* Task directions *
Only the lines from the one containing "Reproduce this chart" through the one containing "ketam': 'D', 'Ranting" should be duplicated, exactly as they appear. Pictures are to be left out.

>>>>>

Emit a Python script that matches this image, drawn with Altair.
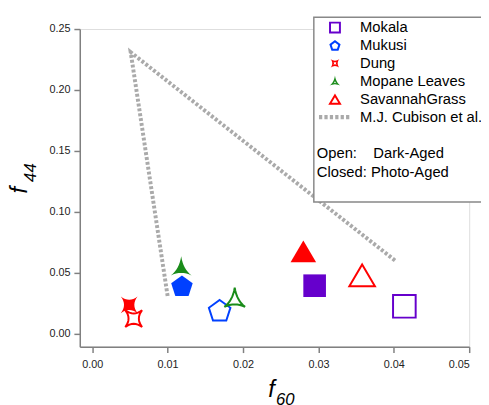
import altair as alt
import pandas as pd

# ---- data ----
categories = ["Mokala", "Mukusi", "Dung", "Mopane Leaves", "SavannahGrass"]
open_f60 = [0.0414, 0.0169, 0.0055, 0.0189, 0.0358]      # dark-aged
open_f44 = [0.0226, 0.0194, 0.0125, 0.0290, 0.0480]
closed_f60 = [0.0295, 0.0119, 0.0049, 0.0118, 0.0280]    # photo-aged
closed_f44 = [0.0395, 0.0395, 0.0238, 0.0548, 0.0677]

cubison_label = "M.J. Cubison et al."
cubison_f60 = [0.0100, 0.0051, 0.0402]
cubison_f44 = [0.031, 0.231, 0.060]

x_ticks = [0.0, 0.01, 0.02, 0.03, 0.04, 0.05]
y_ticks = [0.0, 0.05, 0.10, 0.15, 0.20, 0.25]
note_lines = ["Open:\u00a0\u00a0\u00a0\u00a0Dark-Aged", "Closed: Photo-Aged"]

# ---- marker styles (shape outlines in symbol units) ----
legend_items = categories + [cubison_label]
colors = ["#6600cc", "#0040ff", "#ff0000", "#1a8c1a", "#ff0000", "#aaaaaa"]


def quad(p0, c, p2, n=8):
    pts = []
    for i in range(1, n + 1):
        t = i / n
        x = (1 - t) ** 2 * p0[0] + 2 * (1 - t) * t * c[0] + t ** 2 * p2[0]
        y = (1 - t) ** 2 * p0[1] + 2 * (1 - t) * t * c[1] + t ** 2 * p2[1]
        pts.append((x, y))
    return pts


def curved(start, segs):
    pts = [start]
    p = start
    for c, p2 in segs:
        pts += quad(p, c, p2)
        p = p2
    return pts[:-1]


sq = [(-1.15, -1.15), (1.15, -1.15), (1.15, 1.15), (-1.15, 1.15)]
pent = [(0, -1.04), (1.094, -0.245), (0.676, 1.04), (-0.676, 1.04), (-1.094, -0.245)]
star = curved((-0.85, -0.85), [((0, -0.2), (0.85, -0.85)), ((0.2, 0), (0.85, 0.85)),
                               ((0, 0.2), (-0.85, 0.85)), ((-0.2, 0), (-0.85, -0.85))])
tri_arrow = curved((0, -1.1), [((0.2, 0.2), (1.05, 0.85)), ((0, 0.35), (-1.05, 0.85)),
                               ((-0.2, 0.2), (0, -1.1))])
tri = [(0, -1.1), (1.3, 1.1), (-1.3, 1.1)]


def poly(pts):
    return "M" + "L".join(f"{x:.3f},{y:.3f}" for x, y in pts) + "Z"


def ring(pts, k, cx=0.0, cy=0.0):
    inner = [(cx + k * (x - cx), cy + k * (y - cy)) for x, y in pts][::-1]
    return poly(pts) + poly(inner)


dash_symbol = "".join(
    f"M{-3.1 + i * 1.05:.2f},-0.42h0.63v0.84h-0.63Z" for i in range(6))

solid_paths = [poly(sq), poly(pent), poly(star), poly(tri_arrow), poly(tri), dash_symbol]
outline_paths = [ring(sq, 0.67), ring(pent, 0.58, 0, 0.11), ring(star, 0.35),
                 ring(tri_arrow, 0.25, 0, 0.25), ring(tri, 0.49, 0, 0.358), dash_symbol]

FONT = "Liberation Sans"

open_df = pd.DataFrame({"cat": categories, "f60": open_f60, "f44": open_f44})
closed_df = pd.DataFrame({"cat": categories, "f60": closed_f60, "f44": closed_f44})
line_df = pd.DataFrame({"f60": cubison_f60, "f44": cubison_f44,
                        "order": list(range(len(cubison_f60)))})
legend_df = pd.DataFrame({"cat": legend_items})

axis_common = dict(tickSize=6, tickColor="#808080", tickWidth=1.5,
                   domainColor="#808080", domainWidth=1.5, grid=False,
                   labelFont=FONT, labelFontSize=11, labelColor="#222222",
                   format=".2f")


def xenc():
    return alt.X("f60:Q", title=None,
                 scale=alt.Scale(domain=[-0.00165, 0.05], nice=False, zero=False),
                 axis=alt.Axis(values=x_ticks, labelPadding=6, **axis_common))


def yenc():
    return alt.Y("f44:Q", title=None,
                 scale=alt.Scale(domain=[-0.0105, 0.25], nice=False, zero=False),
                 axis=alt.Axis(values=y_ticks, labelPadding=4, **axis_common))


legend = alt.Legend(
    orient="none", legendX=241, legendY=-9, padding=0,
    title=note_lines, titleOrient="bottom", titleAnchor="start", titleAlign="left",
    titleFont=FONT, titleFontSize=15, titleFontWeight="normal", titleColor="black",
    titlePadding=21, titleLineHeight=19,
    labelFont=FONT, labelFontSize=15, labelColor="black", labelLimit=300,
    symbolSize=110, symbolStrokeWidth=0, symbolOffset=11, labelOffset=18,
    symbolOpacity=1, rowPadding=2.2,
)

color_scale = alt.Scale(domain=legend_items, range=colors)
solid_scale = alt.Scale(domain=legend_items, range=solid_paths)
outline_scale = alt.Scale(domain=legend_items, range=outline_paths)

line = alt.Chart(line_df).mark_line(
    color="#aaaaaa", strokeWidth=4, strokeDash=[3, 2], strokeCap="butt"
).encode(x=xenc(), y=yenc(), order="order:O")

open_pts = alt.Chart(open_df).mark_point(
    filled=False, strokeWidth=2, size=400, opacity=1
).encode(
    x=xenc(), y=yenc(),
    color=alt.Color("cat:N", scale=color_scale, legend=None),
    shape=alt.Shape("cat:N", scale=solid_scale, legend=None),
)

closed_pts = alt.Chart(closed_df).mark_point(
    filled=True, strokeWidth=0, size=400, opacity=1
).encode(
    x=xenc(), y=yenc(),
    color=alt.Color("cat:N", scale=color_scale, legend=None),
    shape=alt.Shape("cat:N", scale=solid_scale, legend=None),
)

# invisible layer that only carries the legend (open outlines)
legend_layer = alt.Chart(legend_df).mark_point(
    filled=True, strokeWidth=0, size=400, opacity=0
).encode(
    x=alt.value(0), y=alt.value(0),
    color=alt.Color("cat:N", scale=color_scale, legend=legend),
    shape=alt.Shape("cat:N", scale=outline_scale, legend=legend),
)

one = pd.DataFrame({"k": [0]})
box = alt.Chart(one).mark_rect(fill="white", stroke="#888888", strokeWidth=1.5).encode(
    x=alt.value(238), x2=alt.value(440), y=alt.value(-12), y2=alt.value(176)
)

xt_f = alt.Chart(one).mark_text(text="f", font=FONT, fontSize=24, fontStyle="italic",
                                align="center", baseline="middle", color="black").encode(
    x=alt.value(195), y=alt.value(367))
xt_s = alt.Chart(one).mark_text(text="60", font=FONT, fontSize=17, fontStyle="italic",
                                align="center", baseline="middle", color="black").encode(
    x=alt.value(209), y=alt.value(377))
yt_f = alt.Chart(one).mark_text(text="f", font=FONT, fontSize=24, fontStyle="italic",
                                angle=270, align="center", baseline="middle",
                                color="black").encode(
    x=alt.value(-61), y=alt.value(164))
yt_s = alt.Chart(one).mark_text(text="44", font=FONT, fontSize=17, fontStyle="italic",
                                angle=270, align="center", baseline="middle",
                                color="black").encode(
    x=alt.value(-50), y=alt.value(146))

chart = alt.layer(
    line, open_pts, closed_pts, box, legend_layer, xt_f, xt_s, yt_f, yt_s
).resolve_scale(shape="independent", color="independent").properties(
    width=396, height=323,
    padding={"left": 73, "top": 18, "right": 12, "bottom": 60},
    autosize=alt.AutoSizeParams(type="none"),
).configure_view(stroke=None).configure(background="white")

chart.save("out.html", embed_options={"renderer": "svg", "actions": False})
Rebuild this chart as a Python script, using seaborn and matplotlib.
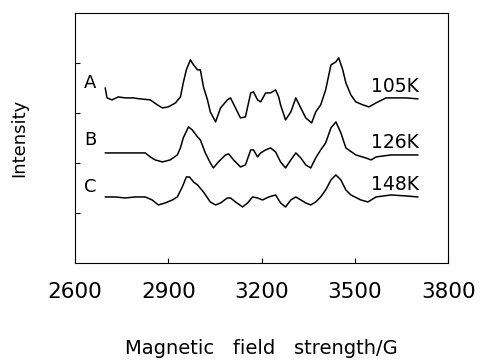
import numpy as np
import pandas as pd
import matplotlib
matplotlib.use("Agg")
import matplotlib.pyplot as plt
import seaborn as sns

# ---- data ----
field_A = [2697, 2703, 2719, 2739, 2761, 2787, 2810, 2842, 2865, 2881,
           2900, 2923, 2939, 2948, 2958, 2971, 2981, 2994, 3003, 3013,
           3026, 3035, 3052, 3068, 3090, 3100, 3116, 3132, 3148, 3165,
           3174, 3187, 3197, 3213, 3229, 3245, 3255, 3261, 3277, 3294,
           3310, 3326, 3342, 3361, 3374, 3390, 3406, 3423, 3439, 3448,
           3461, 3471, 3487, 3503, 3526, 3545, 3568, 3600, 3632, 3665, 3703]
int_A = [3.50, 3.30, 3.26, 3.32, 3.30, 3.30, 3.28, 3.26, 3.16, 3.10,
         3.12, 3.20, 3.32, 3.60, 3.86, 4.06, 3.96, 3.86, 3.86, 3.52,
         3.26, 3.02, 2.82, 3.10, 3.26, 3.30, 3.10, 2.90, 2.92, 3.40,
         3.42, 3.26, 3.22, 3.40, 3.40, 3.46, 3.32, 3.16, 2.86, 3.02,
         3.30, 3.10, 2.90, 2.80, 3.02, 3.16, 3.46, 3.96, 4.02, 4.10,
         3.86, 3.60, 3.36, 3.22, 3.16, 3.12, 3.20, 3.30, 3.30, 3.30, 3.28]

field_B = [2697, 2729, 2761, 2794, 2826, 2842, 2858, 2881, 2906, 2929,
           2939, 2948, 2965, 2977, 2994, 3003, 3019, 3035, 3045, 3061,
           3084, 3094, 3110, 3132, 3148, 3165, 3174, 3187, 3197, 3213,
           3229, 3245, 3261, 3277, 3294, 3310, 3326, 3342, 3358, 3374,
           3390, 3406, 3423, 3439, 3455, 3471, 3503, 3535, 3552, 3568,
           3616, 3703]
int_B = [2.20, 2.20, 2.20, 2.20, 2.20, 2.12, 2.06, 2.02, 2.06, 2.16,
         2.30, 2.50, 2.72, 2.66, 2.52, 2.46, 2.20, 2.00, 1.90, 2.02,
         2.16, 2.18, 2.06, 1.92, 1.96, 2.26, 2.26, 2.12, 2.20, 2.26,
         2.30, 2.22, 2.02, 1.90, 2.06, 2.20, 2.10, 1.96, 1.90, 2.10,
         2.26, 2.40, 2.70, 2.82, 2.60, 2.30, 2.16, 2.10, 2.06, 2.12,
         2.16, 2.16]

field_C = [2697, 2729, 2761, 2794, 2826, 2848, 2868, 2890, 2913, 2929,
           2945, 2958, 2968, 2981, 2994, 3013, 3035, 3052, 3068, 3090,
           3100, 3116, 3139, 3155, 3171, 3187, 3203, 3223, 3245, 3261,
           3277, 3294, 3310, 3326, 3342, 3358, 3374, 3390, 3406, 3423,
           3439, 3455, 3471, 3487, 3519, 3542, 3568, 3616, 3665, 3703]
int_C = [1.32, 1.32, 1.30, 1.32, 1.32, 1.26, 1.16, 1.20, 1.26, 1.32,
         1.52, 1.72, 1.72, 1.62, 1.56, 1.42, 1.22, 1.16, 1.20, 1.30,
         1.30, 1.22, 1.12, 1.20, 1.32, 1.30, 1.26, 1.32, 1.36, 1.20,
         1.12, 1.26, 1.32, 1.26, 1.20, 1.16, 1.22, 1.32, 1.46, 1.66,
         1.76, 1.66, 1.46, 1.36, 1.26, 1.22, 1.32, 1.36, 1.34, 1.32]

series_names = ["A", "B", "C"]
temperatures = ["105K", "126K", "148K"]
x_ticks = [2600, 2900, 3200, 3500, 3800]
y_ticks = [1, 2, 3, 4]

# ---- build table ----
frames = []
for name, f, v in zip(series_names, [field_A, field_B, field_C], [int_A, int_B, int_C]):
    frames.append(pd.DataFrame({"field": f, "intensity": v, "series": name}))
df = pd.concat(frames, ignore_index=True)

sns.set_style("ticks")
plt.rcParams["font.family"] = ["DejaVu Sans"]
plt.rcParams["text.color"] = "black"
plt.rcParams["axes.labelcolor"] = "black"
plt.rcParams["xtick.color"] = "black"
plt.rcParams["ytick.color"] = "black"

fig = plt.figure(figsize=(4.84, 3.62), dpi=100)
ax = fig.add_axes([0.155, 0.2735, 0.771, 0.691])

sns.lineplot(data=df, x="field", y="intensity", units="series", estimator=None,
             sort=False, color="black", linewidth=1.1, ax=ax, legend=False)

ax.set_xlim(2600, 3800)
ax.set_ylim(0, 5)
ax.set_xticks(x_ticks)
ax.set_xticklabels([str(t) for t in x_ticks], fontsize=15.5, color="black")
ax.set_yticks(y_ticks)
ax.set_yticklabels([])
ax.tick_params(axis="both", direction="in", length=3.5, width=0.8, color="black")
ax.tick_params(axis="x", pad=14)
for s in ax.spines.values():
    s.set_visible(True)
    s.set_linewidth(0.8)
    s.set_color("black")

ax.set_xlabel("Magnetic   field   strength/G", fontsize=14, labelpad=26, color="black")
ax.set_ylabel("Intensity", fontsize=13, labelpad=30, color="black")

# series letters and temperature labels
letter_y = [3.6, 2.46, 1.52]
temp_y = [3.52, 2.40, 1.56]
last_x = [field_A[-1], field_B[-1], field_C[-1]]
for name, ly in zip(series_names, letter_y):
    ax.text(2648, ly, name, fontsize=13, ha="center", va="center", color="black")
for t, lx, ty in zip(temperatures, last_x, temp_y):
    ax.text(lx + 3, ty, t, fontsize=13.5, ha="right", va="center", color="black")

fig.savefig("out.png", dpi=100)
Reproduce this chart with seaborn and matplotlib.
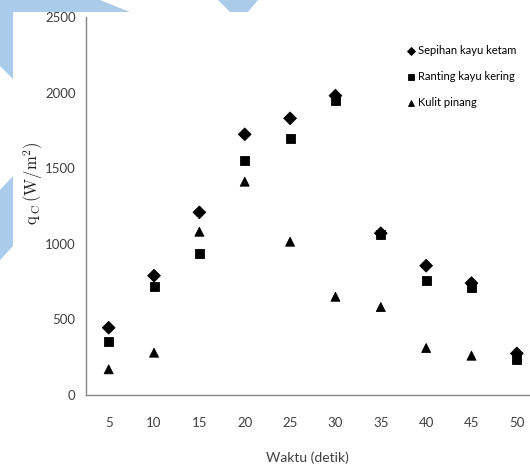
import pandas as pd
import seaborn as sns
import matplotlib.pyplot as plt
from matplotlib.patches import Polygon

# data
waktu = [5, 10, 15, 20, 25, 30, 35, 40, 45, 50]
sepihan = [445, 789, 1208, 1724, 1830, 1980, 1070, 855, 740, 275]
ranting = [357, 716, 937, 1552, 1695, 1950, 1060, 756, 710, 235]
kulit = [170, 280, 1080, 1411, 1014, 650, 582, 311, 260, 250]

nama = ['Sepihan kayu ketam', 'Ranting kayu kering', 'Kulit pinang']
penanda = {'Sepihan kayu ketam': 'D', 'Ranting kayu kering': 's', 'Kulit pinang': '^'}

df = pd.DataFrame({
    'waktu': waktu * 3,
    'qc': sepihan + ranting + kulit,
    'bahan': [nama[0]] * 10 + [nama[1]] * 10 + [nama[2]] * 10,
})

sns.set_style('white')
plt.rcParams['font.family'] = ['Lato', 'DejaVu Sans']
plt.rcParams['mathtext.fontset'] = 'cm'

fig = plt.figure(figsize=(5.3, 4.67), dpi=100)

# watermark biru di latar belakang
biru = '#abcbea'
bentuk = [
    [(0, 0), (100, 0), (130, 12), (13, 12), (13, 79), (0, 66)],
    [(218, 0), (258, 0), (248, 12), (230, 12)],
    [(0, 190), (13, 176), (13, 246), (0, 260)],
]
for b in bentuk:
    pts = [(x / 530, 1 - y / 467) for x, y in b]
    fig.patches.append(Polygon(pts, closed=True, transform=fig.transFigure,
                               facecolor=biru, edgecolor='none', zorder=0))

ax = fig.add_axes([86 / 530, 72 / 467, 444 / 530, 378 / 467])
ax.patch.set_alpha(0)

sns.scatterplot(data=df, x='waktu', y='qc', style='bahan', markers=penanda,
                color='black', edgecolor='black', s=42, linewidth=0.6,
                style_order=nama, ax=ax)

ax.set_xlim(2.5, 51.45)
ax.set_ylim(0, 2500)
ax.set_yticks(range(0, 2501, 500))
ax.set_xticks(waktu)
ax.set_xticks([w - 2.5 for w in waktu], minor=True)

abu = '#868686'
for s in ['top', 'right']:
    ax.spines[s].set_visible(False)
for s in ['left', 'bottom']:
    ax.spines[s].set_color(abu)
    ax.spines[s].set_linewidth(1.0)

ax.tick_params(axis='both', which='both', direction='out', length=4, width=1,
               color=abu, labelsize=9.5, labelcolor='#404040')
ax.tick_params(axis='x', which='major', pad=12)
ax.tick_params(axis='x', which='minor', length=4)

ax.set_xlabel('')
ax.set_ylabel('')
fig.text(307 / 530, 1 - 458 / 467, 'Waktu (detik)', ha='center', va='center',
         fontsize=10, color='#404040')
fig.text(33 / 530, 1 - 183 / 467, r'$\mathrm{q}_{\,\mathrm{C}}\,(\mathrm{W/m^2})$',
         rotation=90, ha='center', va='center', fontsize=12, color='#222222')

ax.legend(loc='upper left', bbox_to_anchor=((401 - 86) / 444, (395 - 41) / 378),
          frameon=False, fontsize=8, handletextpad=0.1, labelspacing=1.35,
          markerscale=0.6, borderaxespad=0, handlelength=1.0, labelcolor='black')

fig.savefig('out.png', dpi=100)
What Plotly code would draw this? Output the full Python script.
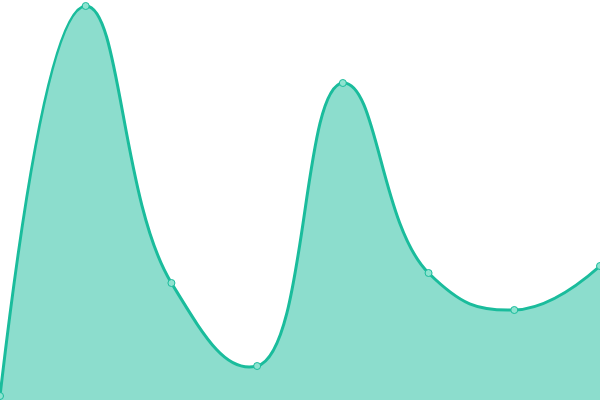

<<<<<

* Right answer *
Reproduce this chart with seaborn and matplotlib.
import pandas as pd
import seaborn as sns
import matplotlib.pyplot as plt
from matplotlib.patches import Polygon

# data
waktu = [5, 10, 15, 20, 25, 30, 35, 40, 45, 50]
sepihan = [445, 789, 1208, 1724, 1830, 1980, 1070, 855, 740, 275]
ranting = [357, 716, 937, 1552, 1695, 1950, 1060, 756, 710, 235]
kulit = [170, 280, 1080, 1411, 1014, 650, 582, 311, 260, 250]

nama = ['Sepihan kayu ketam', 'Ranting kayu kering', 'Kulit pinang']
penanda = {'Sepihan kayu ketam': 'D', 'Ranting kayu kering': 's', 'Kulit pinang': '^'}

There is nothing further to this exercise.